On China, what would be the issue there—trade?

Trade and currency issues are likely to flare up. To step back a second, there are two questions that we don’t know the answer to. What will the Republican strategy be, post-November, in dealing with the Obama White House, and what will Obama’s strategy be? In 1994, when the Republicans last had a big victory at the polls, they were very confident about their legislative mandate. There was a lot of talk about Newt Gingrich, the Republican Speaker in the House, almost as a co-president with Bill Clinton, but within the span of two years the Republicans learned what other parties had learned previously—that the presidency is a very powerful institution in this country. It can dominate the playing field, and the Republicans lost much of their initiative.

Even with the best reading of history it is going to get very difficult for Republican leaders to resist the pressures they’re going to feel from their rank and file if they have a big victory in November. It’s one thing to know the lessons of history, it’s another to be able to marshal the political support to avoid them, because you’re likely to usher in a fair number of die-hard conservatives who are going to argue that their moment has come and it’s not time to pull back but it’s time to push forward. And the question will be how will the White House respond to that?

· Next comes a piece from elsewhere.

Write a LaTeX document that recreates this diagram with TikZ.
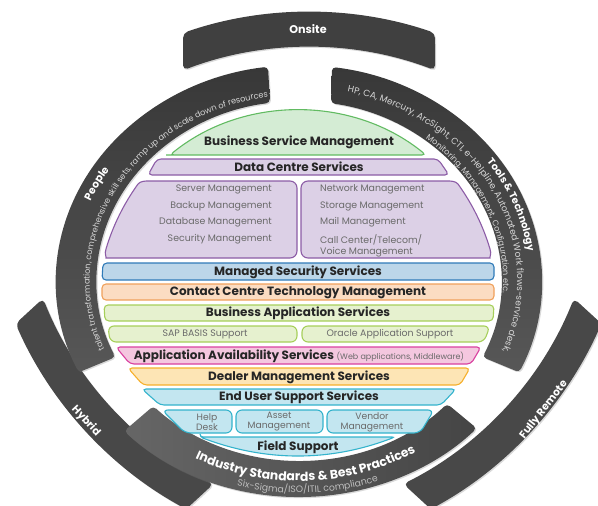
\documentclass[tikz,border=0pt]{standalone}
\usepackage{fontspec}
\setmainfont{Poppins}
\usetikzlibrary{calc,decorations.text,shadows}

\definecolor{ringtop}{HTML}{383838}
\definecolor{ringbot}{HTML}{575757}
\definecolor{onsitegray}{HTML}{404040}
\definecolor{armdark}{HTML}{484848}
\definecolor{armlight}{HTML}{686868}
\definecolor{stdleft}{HTML}{666666}
\definecolor{stdright}{HTML}{454545}
\definecolor{ringtext}{HTML}{D6D6D6}
\definecolor{subtext}{HTML}{BDBDBD}
\definecolor{headtext}{HTML}{262626}
\definecolor{itemtext}{HTML}{6A6A6A}
\definecolor{bsmfill}{HTML}{D4ECD4}\definecolor{bsmline}{HTML}{62BB62}
\definecolor{dcfill}{HTML}{DCD0E6}\definecolor{dcline}{HTML}{8C5CA6}
\definecolor{msfill}{HTML}{BCD6E9}\definecolor{msline}{HTML}{2F7AB8}
\definecolor{ccfill}{HTML}{FBDCC2}\definecolor{ccline}{HTML}{F0A05A}
\definecolor{bafill}{HTML}{E6F1CF}\definecolor{baline}{HTML}{A6CF5A}
\definecolor{aafill}{HTML}{F4C7DF}\definecolor{aaline}{HTML}{D9409F}
\definecolor{dmfill}{HTML}{FDE5B5}\definecolor{dmline}{HTML}{F6B02C}
\definecolor{eufill}{HTML}{C3E6F0}\definecolor{euline}{HTML}{34B3CC}

% curved arm (outer segment), drawn around its own centre of curvature
\newcommand\armpath{(-126,-367.0) arc[start angle=-108.95, end angle=-71.05, radius=388]
  -- (126,-329.7) arc[start angle=-69.09, end angle=-110.91, radius=353] -- cycle}

\tikzset{
  softshadow/.style={drop shadow={opacity=.3,shadow xshift=1.2pt,shadow yshift=-1.2pt}},
  armseg/.style={left color=armdark, middle color=armlight, right color=armdark, rounded corners=5pt, softshadow},
  ringseg/.style={top color=ringtop, bottom color=ringbot, rounded corners=4pt, softshadow},
  band/.style={rounded corners=4pt, line width=1.1pt},
  head/.style={font=\bfseries\fontsize{12}{13}\selectfont, text=headtext, inner sep=0pt},
  item/.style={font=\fontsize{9.4}{11}\selectfont, text=itemtext, inner sep=0pt},
  boxitem/.style={item, align=center, font=\fontsize{9.2}{10}\selectfont},
  armlabel/.style={font=\bfseries\fontsize{10.6}{11}\selectfont, text=white, inner sep=0pt},
}

\begin{document}
\begin{tikzpicture}[x=1pt,y=-1pt]
\useasboundingbox (0,0) rectangle (598,506);
\clip (0,0) rectangle (598,506);
\coordinate (C) at (299,281);

% ---------- outer arms ----------
\begin{scope}[shift={(371,168)},rotate=132.6]
  \path[armseg] \armpath;
\end{scope}
\begin{scope}[shift={(246,168)},rotate=-132.6]
  \path[armseg] \armpath;
\end{scope}
\begin{scope}[shift={(309,400)}]
  \fill[onsitegray, rounded corners=5pt, softshadow] \armpath;
\end{scope}

% ---------- inner ring ----------
\path[ringseg, top color=stdleft, bottom color=stdleft, left color=stdleft, right color=stdright]
  ($(C)+(136:243 and 216)$)
  arc[start angle=136, end angle=43, x radius=243, y radius=216]
  -- ($(C)+(43:202.5 and 180)$)
  arc[start angle=43, end angle=136, x radius=202.5, y radius=180] -- cycle;
\path[ringseg] ($(C)+(155:243 and 216)$)
  arc[start angle=155, end angle=262.67, x radius=243, y radius=216]
  -- ($(C)+(261.77:202.5 and 180)$)
  arc[start angle=261.77, end angle=155, x radius=202.5, y radius=180] -- cycle;
\path[ringseg] ($(C)+(-82.2:243 and 216)$)
  arc[start angle=-82.2, end angle=25, x radius=243, y radius=216]
  -- ($(C)+(25:202.5 and 180)$)
  arc[start angle=25, end angle=-80.9, x radius=202.5, y radius=180] -- cycle;

% ---------- arm labels ----------
\node[armlabel, font=\bfseries\fontsize{11.2}{12}\selectfont] (onsite) at (308,29) {Onsite};
\node[armlabel, rotate=-47] (hybrid) at (86,421) {Hybrid};
\node[armlabel, rotate=52] (remote) at (544,410) {Fully Remote};

% ---------- ring texts ----------
\path[decorate, decoration={text along path, text align=center, text color=ringtext,
  text={|\fontsize{8.2}{9}\selectfont|talent transformation, comprehensive skill sets, ramp up and scale down of resources}}]
  ($(C)+(148:209.3 and 186)$) arc[start angle=148, end angle=271, x radius=209.3, y radius=186];
\path[decorate, decoration={text along path, text align=center, text color=white,
  text={|\bfseries\fontsize{10.5}{11}\selectfont|People}}]
  ($(C)+(188:227 and 202)$) arc[start angle=188, end angle=228, x radius=227, y radius=202];

\path[decorate, decoration={text along path, text align=center, text color=white,
  text={|\bfseries\fontsize{10}{11}\selectfont|Tools {\&} Technology}}]
  ($(C)+(-50:231 and 205.5)$) arc[start angle=-50, end angle=7, x radius=231, y radius=205.5];
\path[decorate, decoration={text along path, text align=center, text color=ringtext,
  text={|\fontsize{9}{10}\selectfont|HP, CA, Mercury, ArcSight, CTI, e-Helpline, Automated Work flows-service desk,}}]
  ($(C)+(-88:218.2 and 194)$) arc[start angle=-88, end angle=33, x radius=218.2, y radius=194];
\path[decorate, decoration={text along path, text align=center, text color=ringtext,
  text={|\fontsize{8.2}{9}\selectfont|Monitoring, Management, Configuration etc.}}]
  ($(C)+(-62:204.2 and 181.5)$) arc[start angle=-62, end angle=15, x radius=204.2, y radius=181.5];

\path[decorate, decoration={text along path, text align=center, text color=white,
  text={|\bfseries\fontsize{12.4}{13}\selectfont|Industry Standards {\&} Best Practices}}]
  ($(C)+(140:225 and 200)$) arc[start angle=140, end angle=36, x radius=225, y radius=200];
\path[decorate, decoration={text along path, text align=center, text color=subtext,
  text={|\fontsize{9.3}{10}\selectfont|Six-Sigma/ISO/ITIL compliance}}]
  ($(C)+(132:238.5 and 212)$) arc[start angle=132, end angle=43.5, x radius=238.5, y radius=212];

% ---------- service layers ----------
\path[band, fill=bsmfill, draw=bsmline] (170,155) -- (426,155)
  arc[start angle=-48.7, end angle=-131.3, x radius=194, y radius=180] -- cycle;
\node[head] (bsm) at (299,142) {Business Service Management};

\path[band, fill=dcfill, draw=dcline] (157,159) -- (438,159) -- (449,175) -- (148,175) -- cycle;
\node[head] (dcs) at (299,167) {Data Centre Services};

% the two data-centre panels, curved along the outer edge
\path[band, fill=dcfill, draw=dcline] [rounded corners=7pt] (150,181) -- (297,181) -- (297,258) -- (113,258)
  [sharp corners] .. controls (107,258) and (104,254) .. (106,249)
  .. controls (113,225.5) and (123.7,204) .. (138,184)
  .. controls (141,181) and (144,181) .. (150,181) -- cycle;
\path[band, fill=dcfill, draw=dcline] [rounded corners=7pt] (446,181) -- (301,181) -- (301,258) -- (483,258)
  [sharp corners] .. controls (489,258) and (492,254) .. (490,249)
  .. controls (483,225.5) and (472.3,204) .. (458,184)
  .. controls (455,181) and (452,181) .. (446,181) -- cycle;
\node[item, anchor=east] (srv) at (272,189) {Server Management};
\node[item, anchor=east] (bkp) at (272,206) {Backup Management};
\node[item, anchor=east] (dbm) at (272,222.5) {Database Management};
\node[item, anchor=east] (sec) at (272,239) {Security Management};
\node[item, anchor=west] (net) at (320,189) {Network Management};
\node[item, anchor=west] (sto) at (320,206) {Storage Management};
\node[item, anchor=west] (mail) at (320,222.5) {Mail Management};
\node[item, anchor=west, align=left] (call) at (320,245.5) {Call Center/Telecom/\\Voice Management};

\path[band, fill=msfill, draw=msline] (103,263) -- (494,263) -- (494,280) -- (102,280) -- cycle;
\node[head] (mss) at (298,272) {Managed Security Services};

\path[band, fill=ccfill, draw=ccline] (102,284) -- (494,284) -- (494,300) -- (102,300) -- cycle;
\node[head] (cct) at (298,292.5) {Contact Centre Technology Management};

\path[band, fill=bafill, draw=baline] (104,305) -- (494,305) -- (493,321) -- (105,321) -- cycle;
\node[head] (bas) at (298,313.5) {Business Application Services};

\path[band, rounded corners=6pt, fill=bafill, draw=baline] (108,326) -- (297,326) -- (297,342) -- (110,342) -- cycle;
\node[item] (sap) at (205,334.5) {SAP BASIS Support};
\path[band, rounded corners=6pt, fill=bafill, draw=baline] (302,326) -- (490,326) -- (484,342) -- (302,342) -- cycle;
\node[item] (ora) at (390,334.5) {Oracle Application Support};

\path[band, fill=aafill, draw=aaline] (116,347) -- (481,347) -- (471,364) -- (130,364) -- cycle;
\node[head] (aas) at (299,356) {Application Availability Services {\fontseries{m}\fontsize{8}{9}\selectfont\color{itemtext}(Web applications, Middleware)}};

\path[band, fill=dmfill, draw=dmline] (128,368) -- (470,368) -- (460,385) -- (143,385) -- cycle;
\node[head] (dms) at (299,377) {Dealer Management Services};

\path[band, fill=eufill, draw=euline] (142,389) -- (456,389) -- (441,405) -- (160,405) -- cycle;
\node[head] (eus) at (299,397.5) {End User Support Services};

\path[band, rounded corners=6pt, fill=eufill, draw=euline] (162,410) -- (232,410) -- (232,433) -- (185,433) -- cycle;
\node[boxitem] (help) at (207,422) {Help\\Desk};
\path[band, rounded corners=6pt, fill=eufill, draw=euline] (236,410) -- (323,410) -- (323,433) -- (236,433) -- cycle;
\node[boxitem] (asset) at (279,422) {Asset\\Management};
\path[band, rounded corners=6pt, fill=eufill, draw=euline] (327,410) -- (434,410) -- (420,433) -- (327,433) -- cycle;
\node[boxitem] (vendor) at (372,422) {Vendor\\Management};

\path[band, rounded corners=3pt, fill=eufill, draw=euline] (200,437) -- (395,437)
  .. controls (330,462) and (266,462) .. (200,437) -- cycle;
\node[head] (fs) at (298,447) {Field Support};
\end{tikzpicture}
\end{document}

This is mostly on domestic issues?

It will be largely on domestic issues. It is not likely to animate issues of foreign policy. Again, it’s not clear if Republicans themselves are united on what foreign policy is and should be. It’s clear to Republicans that the public is not worried about foreign policy right now. The public is worried about jobs, and it is worried about the deficit.

I suppose there will be new debates on health care if the Republicans get control of one of the Houses?

We should sit down the day after the election and talk about it, but what you’re likely to see after November—again presuming there’s no wildcard that comes up that really scrambles the political landscape—we’re going to have Republicans feeling like the momentum is behind them, the public’s behind them, they’re going to become much more critical of the White House. You’re likely to see greater use of the investigations power by the Republicans if they gain majority of one or both of the houses. They’re going to use that to try to put the White House on the defensive, and we’re likely to have a replay of what we had in the 1995-96 period with the Democratic president and the showdown with Republicans on the Hill, each trying to maneuver the other into a position that makes them seen unpalatable to the broader American public.

One last thing on this, and I think it’s really the lesson of the 1994 elections. The outcome of midterm elections is a poor way of predicting what’s going to happen in the next presidential election. In some ways, a big Republican victory in November could be the best thing for Barack Obama’s 2012 electoral chances.

Why is that?

Because he’ll have the opportunity to define his policies against what the Republicans do. President Barack Obama will be likely to do a number of the things that Clinton did in 1995 and 1996 to paint his opposition as overreaching and obstructionist and unrealistic.